Now, for folks like me, that study such vernacular vintage work (within the context of several cultures)...it illustrates a clear spectrum of not only variable degrees of workmanship but it can (in time) also reflect clear cultural nuance and differentials within approach modalities to the craft in general and to this joint in specifics...



Hardwoods in general are almost exclusively used in every culture for all wedge and trunnel/peg material (there are exceptions but not worth noting here.)

Hickory is an excellent peg material by (and for) some applications, and I would actually say more germane than oak, but a Oak can work also.

If you want contrast (and I'm putting on my "design hat" now) you can make a great impact in the presentation of piece of work, but must also be careful not to make it to "gaudy" either...Nevertheless, the effect in presenation and motiff is up to you as the creator...and...if you like it and what it "says!" to you as such, then that is what is most important...Its your work, and it leaves a message behind (if well made and finished) to the generation to follow...

Black Walnut would be great...So would Locust, Maple or Beech...and you can augment the color with traditional dies and stains if you want something really splashy...?!?!!!



I teach...and I love it...questions are awesome!!!

>>>



Frankly, no I don't think that is a good example of one...nor a style I would recommend for any Bread Board End, for a number of reasons...

I do agree it is...indeed...reflective of "modern" (aka post WWII) examples of the "re-interpenetration" of this joinery system. I have only seen similar on very rare occasions in 17th to 19th century work...on small chest work...

"Hard Draw Pinning" with enlarge tenon mortise...in contrast to..."Sloppy Fit Pins" (aka elliptical peg hole) as they have become known, is still the better practice. Blow outs can often occur with the latter and can also lead to the loosening (which we do see in contemporary work too often) of the Bread Board...
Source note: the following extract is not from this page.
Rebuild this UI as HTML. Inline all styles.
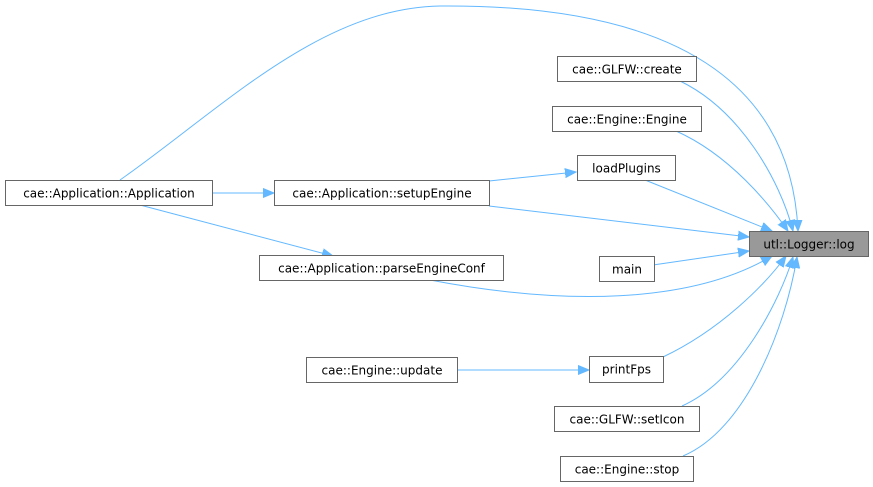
<!DOCTYPE html>
<html><head><meta charset="utf-8"><style>
html,body{margin:0;padding:0;background:#fff;}
svg{display:block;}
text{font-family:"DejaVu Sans","Liberation Sans",sans-serif;font-size:12px;fill:#000;}
.n{fill:#fff;stroke:#666;stroke-width:1}
.e{fill:none;stroke:#63b8ff;stroke-width:1}
</style></head><body>
<svg width="873" height="487" viewBox="0 0 873 487" xmlns="http://www.w3.org/2000/svg">
<defs>
<marker id="a" markerUnits="userSpaceOnUse" markerWidth="12" markerHeight="10" refX="11" refY="5" orient="auto">
<path d="M0,0.5 L11,5 L0,9.5 z" fill="#63b8ff" stroke="#63b8ff" stroke-width="1"/>
</marker>
</defs>
<path class="e" marker-end="url(#a)" d="M120,180 C220,110 320,8 440,6 C700,4 792,100 798,231"/>
<path class="e" marker-end="url(#a)" d="M680,81 C740,110 780,180 793,231"/>
<path class="e" marker-end="url(#a)" d="M676,131 C730,155 770,205 788,231"/>
<path class="e" marker-end="url(#a)" d="M645,180 L772,231"/>
<path class="e" marker-end="url(#a)" d="M489,181 L576,172"/>
<path class="e" marker-end="url(#a)" d="M489,206 L749,237"/>
<path class="e" marker-end="url(#a)" d="M212,193 L274,193"/>
<path class="e" marker-end="url(#a)" d="M140,205 L333,256"/>
<path class="e" marker-end="url(#a)" d="M653,265 L749,251"/>
<path class="e" marker-end="url(#a)" d="M430,280 C560,305 690,305 772,256"/>
<path class="e" marker-end="url(#a)" d="M457,370 L589,370"/>
<path class="e" marker-end="url(#a)" d="M663,357 C720,330 765,285 786,256"/>
<path class="e" marker-end="url(#a)" d="M682,406 C740,380 780,300 793,257"/>
<path class="e" marker-end="url(#a)" d="M683,456 C745,430 785,330 797,257"/>
<rect class="n" x="5.5" y="180.5" width="207" height="25"/><text x="109" y="197.5" text-anchor="middle">cae::Application::Application</text>
<rect class="n" x="274.5" y="180.5" width="215" height="25"/><text x="382" y="197.5" text-anchor="middle">cae::Application::setupEngine</text>
<rect class="n" x="259.5" y="255.5" width="244" height="25"/><text x="381.5" y="272.5" text-anchor="middle">cae::Application::parseEngineConf</text>
<rect class="n" x="306.5" y="357.5" width="151" height="25"/><text x="382" y="374.5" text-anchor="middle">cae::Engine::update</text>
<rect class="n" x="557.5" y="56.5" width="139" height="25"/><text x="627" y="73.5" text-anchor="middle">cae::GLFW::create</text>
<rect class="n" x="552.5" y="106.5" width="149" height="25"/><text x="627" y="123.5" text-anchor="middle">cae::Engine::Engine</text>
<rect class="n" x="577.5" y="155.5" width="98" height="25"/><text x="626.5" y="172.5" text-anchor="middle">loadPlugins</text>
<rect x="749.5" y="231.5" width="119" height="25" fill="#999" stroke="#666"/><text x="809" y="248.5" text-anchor="middle">utl::Logger::log</text>
<rect class="n" x="599.5" y="256.5" width="55" height="25"/><text x="627" y="273.5" text-anchor="middle">main</text>
<rect class="n" x="589.5" y="356.5" width="74" height="26"/><text x="626.5" y="373.5" text-anchor="middle">printFps</text>
<rect class="n" x="554.5" y="406.5" width="145" height="25"/><text x="627" y="423.5" text-anchor="middle">cae::GLFW::setIcon</text>
<rect class="n" x="560.5" y="456.5" width="133" height="25"/><text x="627" y="473.5" text-anchor="middle">cae::Engine::stop</text>
</svg>
</body></html>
The examples I am most familiar with are replications I have built from examples much older (up to 500 years plus) and come from accross Europe, the Middle East and of course, Asia...Mainly in museums and private collections for study...then builds I normally do in the "folk styles."
You have to take into consideration these guys here for the most part are not building a thick medieval top where there is going to be enough room for a wedge in it. The tops these guys are making are much thinner and only room for dowels like what is shown in the illustration.